__Supplied material__:
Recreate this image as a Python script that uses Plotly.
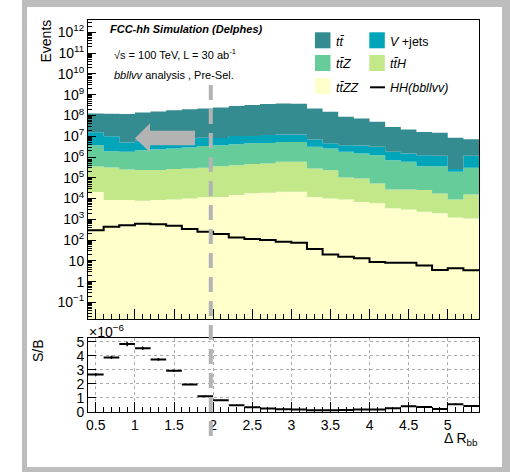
import numpy as np
import plotly.graph_objects as go

# ---------------- data ----------------
bin_edges = [round(0.4 + 0.2 * i, 2) for i in range(26)]
bin_centers = [round(0.5 + 0.2 * i, 2) for i in range(25)]

# per-process event counts per bin (stacked: ttZZ at bottom, tt at top)
ttZZ = [2.1e4, 8.5e3, 8.5e3, 7.8e3, 8.5e3, 9.1e3, 1.02e4, 1.15e4, 1.2e4, 1.48e4,
        1.78e4, 1.9e4, 2.14e4, 2.14e4, 1.2e4, 1.02e4, 9.1e3, 6.9e3, 5.9e3, 3.4e3,
        3.0e3, 2.3e3, 1.95e3, 1.23e3, 1.1e3]
ttH = [3.3e5, 3.08e5, 2.43e5, 2.27e5, 2.26e5, 2.54e5, 2.72e5, 2.91e5, 3.51e5, 3.93e5,
       4.39e5, 4.71e5, 5.67e5, 5.67e5, 2.70e5, 2.24e5, 9.56e4, 8.64e4, 4.78e4, 2.42e4,
       2.45e4, 2.34e4, 1.58e4, 7.9e3, 1.48e4]
ttZ = [3.36e6, 1.59e6, 1.53e6, 1.90e6, 2.11e6, 2.31e6, 2.60e6, 3.09e6, 3.35e6, 3.76e6,
       4.11e6, 4.30e6, 4.78e6, 4.78e6, 2.81e6, 2.34e6, 1.67e6, 1.39e6, 1.18e6, 6.80e5,
       5.61e5, 3.37e5, 3.45e5, 1.86e5, 2.86e5]
Vjets = [1.21e7, 8.1e6, 3.23e6, 4.17e6, 4.74e6, 5.02e6, 5.06e6, 5.12e6, 4.60e6, 6.06e6,
         5.66e6, 6.69e6, 6.93e6, 6.93e6, 3.99e6, 2.00e6, 1.94e6, 2.07e6, 1.86e6, 1.07e6,
         8.90e5, 8.67e5, 7.85e5, 6.8e4, 8.46e5]
tt = [1.10e8, 1.10e8, 1.12e8, 1.32e8, 1.51e8, 1.70e8, 1.92e8, 2.10e8, 2.32e8, 2.78e8,
      3.13e8, 3.43e8, 3.68e8, 3.60e8, 2.12e8, 1.47e8, 8.34e7, 6.89e7, 4.70e7, 2.64e7,
      1.99e7, 1.50e7, 1.36e7, 8.25e6, 6.10e6]
HH = [302, 437, 525, 617, 575, 490, 339, 251, 195, 135,
      112, 100, 83, 74, 37, 20.4, 15.8, 13.2, 8.7, 8.1,
      8.1, 6.0, 3.6, 4.4, 3.5]

# signal over background (lower panel)
sb = [2.67e-6, 3.88e-6, 4.84e-6, 4.53e-6, 3.74e-6, 2.93e-6, 1.96e-6, 1.12e-6, 0.84e-6, 0.48e-6,
      0.34e-6, 0.24e-6, 0.20e-6, 0.17e-6, 0.12e-6, 0.12e-6, 0.14e-6, 0.17e-6, 0.17e-6, 0.26e-6,
      0.41e-6, 0.36e-6, 0.21e-6, 0.55e-6, 0.43e-6]
sb_err = [0.10e-6, 0.12e-6, 0.16e-6, 0.13e-6, 0.10e-6, 0.08e-6, 0.05e-6, 0.03e-6, 0.03e-6, 0.02e-6,
          0.02e-6, 0.02e-6, 0.02e-6, 0.02e-6, 0.01e-6, 0.01e-6, 0.01e-6, 0.02e-6, 0.02e-6, 0.02e-6,
          0.03e-6, 0.03e-6, 0.02e-6, 0.06e-6, 0.05e-6]

cut_value = 1.97

layers = [("ttZZ", ttZZ, "#ffffcc"), ("ttH", ttH, "#c2e88a"), ("ttZ", ttZ, "#66cc99"),
          ("Vjets", Vjets, "#00a5b9"), ("tt", tt, "#348c91")]

y_major = [10.0 ** k for k in range(-1, 13)]
y_major_text = ["10<sup>\u22121</sup>", "1", "10"] + ["10<sup>%d</sup>" % k for k in range(2, 13)]

# ---------------- geometry helpers (pixel -> paper) ----------------
W, H = 510, 472
L, R, T, B = 88, 31, 20, 60
PW, PH = W - L - R, H - T - B


def pxx(x):
    return (x - L) / PW


def pxy(y):
    return (H - B - y) / PH


FONT = "Liberation Sans, Arial, Helvetica, sans-serif"

fig = go.Figure()


def step_y(vals):
    return list(vals) + [vals[-1]]


# stacked fills via cumulative step curves
fig.add_trace(go.Scatter(x=bin_edges, y=[1e-5] * 26, mode="lines", line=dict(width=0),
                         line_shape="hv", showlegend=False, hoverinfo="skip",
                         xaxis="x", yaxis="y"))
cum = np.zeros(25)
for name, vals, col in layers:
    cum = cum + np.array(vals)
    fig.add_trace(go.Scatter(x=bin_edges, y=step_y(cum), mode="lines", line=dict(width=0),
                             line_shape="hv", fill="tonexty", fillcolor=col, name=name,
                             showlegend=False, xaxis="x", yaxis="y"))

fig.add_trace(go.Scatter(x=bin_edges, y=step_y(HH), mode="lines", line_shape="hv",
                         line=dict(color="black", width=2), name="HH", showlegend=False,
                         xaxis="x", yaxis="y"))

# lower panel S/B
fig.add_trace(go.Scatter(x=bin_centers, y=sb, mode="markers",
                         marker=dict(size=1, color="black"),
                         error_x=dict(type="constant", value=0.1, thickness=2, width=0, color="black"),
                         error_y=dict(type="data", array=sb_err, thickness=1.5, width=0, color="black"),
                         showlegend=False, xaxis="x2", yaxis="y2"))

ax_common = dict(showline=True, mirror=True, linecolor="black", linewidth=1,
                 range=[0.4, 5.4], tick0=0.5, dtick=0.5, ticks="inside", ticklen=10,
                 tickcolor="black", zeroline=False,
                 minor=dict(ticks="inside", ticklen=5, dtick=0.1, tick0=0.4, tickcolor="black"))

main_dom = [pxy(319), 1.0]
low_dom = [0.0, pxy(338.3)]

fig.update_layout(
    width=W, height=H,
    margin=dict(l=L, r=R, t=T, b=B, pad=0),
    paper_bgcolor="white", plot_bgcolor="white",
    font=dict(family=FONT, size=14, color="black"),
    xaxis=dict(ax_common, showticklabels=False, showgrid=False, anchor="y"),
    yaxis=dict(type="log", range=[-1.8, 12.6], domain=main_dom, anchor="x",
               showline=True, mirror=True, linecolor="black", linewidth=1,
               tickmode="array", tickvals=y_major, ticktext=y_major_text,
               ticks="inside", ticklen=8, tickcolor="black", showgrid=False,
               tickfont=dict(size=14),
               minor=dict(ticks="inside", ticklen=4, dtick="D1", tickcolor="black", showgrid=False)),
    xaxis2=dict(ax_common, showticklabels=True, anchor="y2", showgrid=True,
                gridcolor="#aaaaaa", griddash="dot", gridwidth=1, tickfont=dict(size=14)),
    yaxis2=dict(range=[0, 5.24e-6], domain=low_dom, anchor="x2",
                showline=True, mirror=True, linecolor="black", linewidth=1,
                tickmode="array", tickvals=[k * 1e-6 for k in range(6)],
                ticktext=[str(k) for k in range(6)], ticks="inside", ticklen=8,
                tickcolor="black", showgrid=True, gridcolor="#aaaaaa", griddash="dot",
                zeroline=False, tickfont=dict(size=14)),
)

shapes = []
# outer grey frame
shapes.append(dict(type="rect", xref="paper", yref="paper", x0=pxx(22), x1=pxx(520),
                   y0=pxy(-10), y1=pxy(480), fillcolor="#bdbdbd", line=dict(width=0), layer="below"))
shapes.append(dict(type="rect", xref="paper", yref="paper", x0=pxx(27), x1=pxx(502),
                   y0=pxy(7), y1=pxy(467), fillcolor="white", line=dict(width=0), layer="below"))
# dashed cut line
xc = (cut_value - 0.4) / 5.0
shapes.append(dict(type="line", xref="paper", yref="paper", x0=xc, x1=xc, y0=pxy(85), y1=pxy(436),
                   line=dict(color="#b3b3b3", width=4, dash="15px,9px"), layer="above"))
# arrow
pts = [(135, 138.3), (150, 123.3), (150, 130.7), (195, 130.7), (195, 145.3), (150, 145.3), (150, 152.3)]
path = "M " + " L ".join("%.5f,%.5f" % (pxx(a), pxy(b)) for a, b in pts) + " Z"
shapes.append(dict(type="path", xref="paper", yref="paper", path=path,
                   fillcolor="#b3b3b3", line=dict(width=0), layer="above"))

# legend boxes
leg = [("<i>t</i><i>t\u0304</i>", "#348c91", 315, 40.3),
       ("<i>V</i> +jets", "#00a5b9", 369.3, 40.3),
       ("<i>t</i><i>t\u0304</i><i>Z</i>", "#66cc99", 315, 63),
       ("<i>t</i><i>t\u0304</i><i>H</i>", "#c2e88a", 369.3, 63),
       ("<i>t</i><i>t\u0304</i><i>ZZ</i>", "#ffffcc", 315, 86)]
ann = []
for txt, col, x0, yc in leg:
    shapes.append(dict(type="rect", xref="paper", yref="paper", x0=pxx(x0), x1=pxx(x0 + 15.5),
                       y0=pxy(yc + 8), y1=pxy(yc - 8), fillcolor=col, line=dict(width=0), layer="above"))
    ann.append(dict(x=pxx(x0 + 18.5), y=pxy(yc + 1.5), text=txt,
                    xanchor="left", yanchor="middle", font=dict(size=12.5)))
shapes.append(dict(type="line", xref="paper", yref="paper", x0=pxx(370), x1=pxx(385),
                   y0=pxy(87.3), y1=pxy(87.3), line=dict(color="black", width=2), layer="above"))
ann.append(dict(x=pxx(387.5), y=pxy(87.5), text="<i>HH(bbllvv)</i>",
                xanchor="left", yanchor="middle", font=dict(size=12.5)))

# texts
ann += [
    dict(x=pxx(108), y=pxy(29), text="<b><i>FCC-hh Simulation (Delphes)</i></b>",
         xanchor="left", yanchor="middle", font=dict(size=11)),
    dict(x=pxx(112), y=pxy(53.5), text="\u221as = 100 TeV, L = 30 ab<sup>-1</sup>",
         xanchor="left", yanchor="middle", font=dict(size=11)),
    dict(x=pxx(111.5), y=pxy(75), text="<i>bbllvv</i> analysis , Pre-Sel.",
         xanchor="left", yanchor="middle", font=dict(size=11)),
    dict(x=pxx(46), y=pxy(41.5), text="Events", textangle=-90,
         xanchor="center", yanchor="middle", font=dict(size=14)),
    dict(x=pxx(38), y=pxy(351), text="S/B", textangle=-90,
         xanchor="center", yanchor="middle", font=dict(size=14)),
    dict(x=pxx(87), y=pxy(331), text="\u00d710<sup>\u22126</sup>",
         xanchor="left", yanchor="middle", font=dict(size=14)),
    dict(x=pxx(480), y=pxy(439), text="\u0394 R<sub>bb</sub>",
         xanchor="right", yanchor="middle", font=dict(size=14)),
]
for a in ann:
    a["xref"] = "paper"
    a["yref"] = "paper"
    a["showarrow"] = False
    a["font"] = dict(family=FONT, color="black", size=a["font"]["size"])

fig.update_layout(shapes=shapes, annotations=ann)
fig.write_html("out.html")
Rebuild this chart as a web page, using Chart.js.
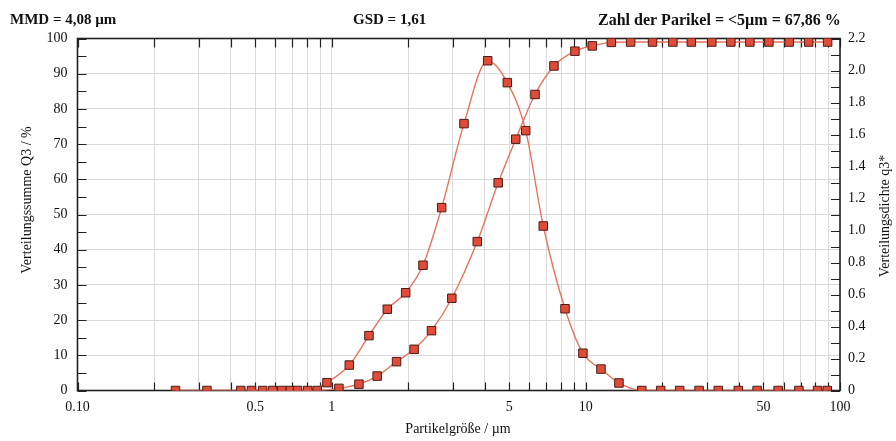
<!DOCTYPE html>
<html>
<head>
<meta charset="utf-8">
<script src="https://cdn.jsdelivr.net/npm/chart.js@4.4.1/dist/chart.umd.min.js"></script>
<style>
html, body { margin: 0; padding: 0; background: #fff; }
#wrap { width: 896px; height: 441px; position: relative; }
</style>
</head>
<body>
<div id="wrap"><canvas id="psd" width="896" height="441"></canvas></div>
<script>
// Verteilungssumme Q3 (left axis, %)
const sumSizes = [0.243, 0.323, 0.439, 0.535, 0.636, 0.734, 0.877, 1.068, 1.28, 1.51, 1.80, 2.11, 2.47, 2.97, 3.74, 4.52, 5.30, 6.31, 7.49, 9.06, 10.6, 12.6, 15.0, 18.3, 22.0, 26.0, 31.3, 37.2, 44.2, 52.5, 63.1, 75.3, 89.4];
const sumValues = [0, 0, 0, 0, 0, 0, 0, 0.6, 1.8, 4.1, 8.2, 11.7, 17.0, 26.2, 42.3, 59.0, 71.4, 84.1, 92.2, 96.4, 97.9, 98.9, 99, 99, 99, 99, 99, 99, 99, 99, 99, 99, 99];

// Verteilungsdichte q3* (right axis)
const densSizes = [0.484, 0.586, 0.686, 0.805, 0.958, 1.173, 1.402, 1.655, 1.955, 2.287, 2.709, 3.316, 4.11, 4.91, 5.80, 6.80, 8.28, 9.74, 11.47, 13.5, 16.6, 19.7, 23.4, 27.9, 33.2, 39.8, 47.2, 57.1, 68.9, 81.6, 89.1];
const densValues = [0, 0, 0, 0, 0.049, 0.159, 0.343, 0.508, 0.611, 0.783, 1.143, 1.668, 2.061, 1.924, 1.624, 1.028, 0.511, 0.233, 0.134, 0.047, 0, 0, 0, 0, 0, 0, 0, 0, 0, 0, 0];

// tick labels
const xLabelValues = [0.1, 0.5, 1, 5, 10, 50, 100];
const xLabelTexts = ['0.10', '0.5', '1', '5', '10', '50', '100'];
const yLeftLabels = ['0', '10', '20', '30', '40', '50', '60', '70', '80', '90', '100'];
const yRightLabels = ['0', '0.2', '0.4', '0.6', '0.8', '1.0', '1.2', '1.4', '1.6', '1.8', '2.0', '2.2'];

const headerLeft = 'MMD = 4,08 µm';
const headerMid = 'GSD = 1,61';
const headerRight = 'Zahl der Parikel = <5µm = 67,86 %';

const serif = '"Liberation Serif", "Times New Roman", serif';
const lineColor = '#e8735e';
const markFill = '#e24a3a';
const markEdge = '#4a1c14';

// 0.1, 0.2 ... 0.9, 1, 2 ... 100
const xGridValues = [];
[0.1, 1, 10].forEach(dec => {
    for (let k = 1; k < 10; k++) xGridValues.push(+(dec * k).toPrecision(3));
});
xGridValues.push(100);

function xLabel(v) {
    const i = xLabelValues.findIndex(l => Math.abs(l - v) < 1e-9);
    return i < 0 ? '' : xLabelTexts[i];
}

const innerTicks = {
    id: 'innerTicks',
    beforeDatasetsDraw(chart) {
        const { ctx, chartArea: a, scales } = chart;
        ctx.save();
        ctx.strokeStyle = '#222';
        ctx.lineWidth = 1.2;
        ctx.beginPath();
        xGridValues.forEach(v => {
            const px = Math.round(scales.x.getPixelForValue(v)) + 0.5;
            ctx.moveTo(px, a.bottom); ctx.lineTo(px, a.bottom - 8);
            ctx.moveTo(px, a.top); ctx.lineTo(px, a.top + 9);
        });
        for (let v = 0; v <= 100; v += 5) {
            const py = Math.round(scales.y.getPixelForValue(v)) + 0.5;
            ctx.moveTo(a.left, py); ctx.lineTo(a.left + 9, py);
        }
        for (let i = 0; i <= 22; i++) {
            const py = Math.round(scales.y1.getPixelForValue(i / 10)) + 0.5;
            ctx.moveTo(a.right, py); ctx.lineTo(a.right - 9, py);
        }
        ctx.stroke();
        ctx.lineWidth = 1.6;
        ctx.strokeRect(a.left, a.top, a.width, a.height);
        ctx.restore();
    }
};

const texts = {
    id: 'texts',
    afterDraw(chart) {
        const ctx = chart.ctx;
        ctx.save();
        ctx.fillStyle = '#111';
        ctx.textBaseline = 'alphabetic';
        ctx.textAlign = 'left';
        ctx.font = 'bold 15px ' + serif;
        ctx.fillText(headerLeft, 10, 24, 116);
        ctx.fillText(headerMid, 353, 24, 90);
        ctx.font = 'bold 16px ' + serif;
        ctx.fillText(headerRight, 598, 25, 257);

        ctx.font = '14px ' + serif;
        ctx.textAlign = 'center';
        ctx.textBaseline = 'middle';
        ctx.fillText('Partikelgröße / µm', 458, 429);

        ctx.save();
        ctx.translate(27, 200);
        ctx.rotate(-Math.PI / 2);
        ctx.fillText('Verteilungssumme Q3 / %', 0, 0);
        ctx.restore();

        ctx.save();
        ctx.translate(885, 216);
        ctx.rotate(-Math.PI / 2);
        ctx.fillText('Verteilungsdichte q3*', 0, 0);
        ctx.restore();
        ctx.restore();
    }
};

const pointStyle = {
    pointStyle: 'rect',
    pointRadius: 6,
    pointHoverRadius: 6,
    pointBackgroundColor: markFill,
    pointBorderColor: markEdge,
    pointBorderWidth: 1,
    borderColor: lineColor,
    borderWidth: 1.4,
    showLine: true,
    cubicInterpolationMode: 'monotone',
    fill: false
};

new Chart(document.getElementById('psd').getContext('2d'), {
    type: 'scatter',
    data: {
        datasets: [
            Object.assign({
                label: 'Q3',
                yAxisID: 'y',
                data: sumSizes.map((s, i) => ({ x: s, y: sumValues[i] }))
            }, pointStyle),
            Object.assign({
                label: 'q3*',
                yAxisID: 'y1',
                data: densSizes.map((s, i) => ({ x: s, y: densValues[i] }))
            }, pointStyle)
        ]
    },
    options: {
        responsive: false,
        animation: false,
        layout: { padding: { top: 38.5, left: 0, right: 0, bottom: 0 } },
        plugins: {
            legend: { display: false },
            tooltip: { enabled: false }
        },
        scales: {
            x: {
                type: 'logarithmic',
                position: 'bottom',
                min: 0.1,
                max: 100,
                afterBuildTicks: s => { s.ticks = xGridValues.map(v => ({ value: v })); },
                afterFit: s => { s.height = 50.5; },
                grid: { color: '#dadada', lineWidth: 1, drawTicks: false },
                border: { display: false },
                ticks: {
                    autoSkip: false,
                    maxRotation: 0,
                    padding: 8,
                    color: '#111',
                    font: { family: serif, size: 14 },
                    callback: v => xLabel(v)
                }
            },
            y: {
                position: 'left',
                min: 0,
                max: 100,
                afterFit: s => { s.width = 77.5; },
                grid: { color: '#dadada', lineWidth: 1, drawTicks: false },
                border: { display: false },
                ticks: {
                    stepSize: 5,
                    padding: 10,
                    color: '#111',
                    font: { family: serif, size: 14 },
                    callback: v => (v % 10 === 0 ? yLeftLabels[v / 10] : '')
                }
            },
            y1: {
                position: 'right',
                min: 0,
                max: 2.2,
                afterBuildTicks: s => { s.ticks = yRightLabels.map(t => ({ value: parseFloat(t) })); },
                afterFit: s => { s.width = 56; },
                grid: { display: false, drawTicks: false },
                border: { display: false },
                ticks: {
                    autoSkip: false,
                    padding: 8,
                    color: '#111',
                    font: { family: serif, size: 14 },
                    callback: (v, i) => yRightLabels[i]
                }
            }
        }
    },
    plugins: [innerTicks, texts]
});
</script>
</body>
</html>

__Task description__: Look at the listing and set down only the lines from its start through the line with "8.1, 6.0, 3.6, 4.4, 3.5]", word for word and without pictures.

__Solution to the problem__:
Recreate this image as a Python script that uses Plotly.
import numpy as np
import plotly.graph_objects as go

# ---------------- data ----------------
bin_edges = [round(0.4 + 0.2 * i, 2) for i in range(26)]
bin_centers = [round(0.5 + 0.2 * i, 2) for i in range(25)]

# per-process event counts per bin (stacked: ttZZ at bottom, tt at top)
ttZZ = [2.1e4, 8.5e3, 8.5e3, 7.8e3, 8.5e3, 9.1e3, 1.02e4, 1.15e4, 1.2e4, 1.48e4,
        1.78e4, 1.9e4, 2.14e4, 2.14e4, 1.2e4, 1.02e4, 9.1e3, 6.9e3, 5.9e3, 3.4e3,
        3.0e3, 2.3e3, 1.95e3, 1.23e3, 1.1e3]
ttH = [3.3e5, 3.08e5, 2.43e5, 2.27e5, 2.26e5, 2.54e5, 2.72e5, 2.91e5, 3.51e5, 3.93e5,
       4.39e5, 4.71e5, 5.67e5, 5.67e5, 2.70e5, 2.24e5, 9.56e4, 8.64e4, 4.78e4, 2.42e4,
       2.45e4, 2.34e4, 1.58e4, 7.9e3, 1.48e4]
ttZ = [3.36e6, 1.59e6, 1.53e6, 1.90e6, 2.11e6, 2.31e6, 2.60e6, 3.09e6, 3.35e6, 3.76e6,
       4.11e6, 4.30e6, 4.78e6, 4.78e6, 2.81e6, 2.34e6, 1.67e6, 1.39e6, 1.18e6, 6.80e5,
       5.61e5, 3.37e5, 3.45e5, 1.86e5, 2.86e5]
Vjets = [1.21e7, 8.1e6, 3.23e6, 4.17e6, 4.74e6, 5.02e6, 5.06e6, 5.12e6, 4.60e6, 6.06e6,
         5.66e6, 6.69e6, 6.93e6, 6.93e6, 3.99e6, 2.00e6, 1.94e6, 2.07e6, 1.86e6, 1.07e6,
         8.90e5, 8.67e5, 7.85e5, 6.8e4, 8.46e5]
tt = [1.10e8, 1.10e8, 1.12e8, 1.32e8, 1.51e8, 1.70e8, 1.92e8, 2.10e8, 2.32e8, 2.78e8,
      3.13e8, 3.43e8, 3.68e8, 3.60e8, 2.12e8, 1.47e8, 8.34e7, 6.89e7, 4.70e7, 2.64e7,
      1.99e7, 1.50e7, 1.36e7, 8.25e6, 6.10e6]
HH = [302, 437, 525, 617, 575, 490, 339, 251, 195, 135,
      112, 100, 83, 74, 37, 20.4, 15.8, 13.2, 8.7, 8.1,
      8.1, 6.0, 3.6, 4.4, 3.5]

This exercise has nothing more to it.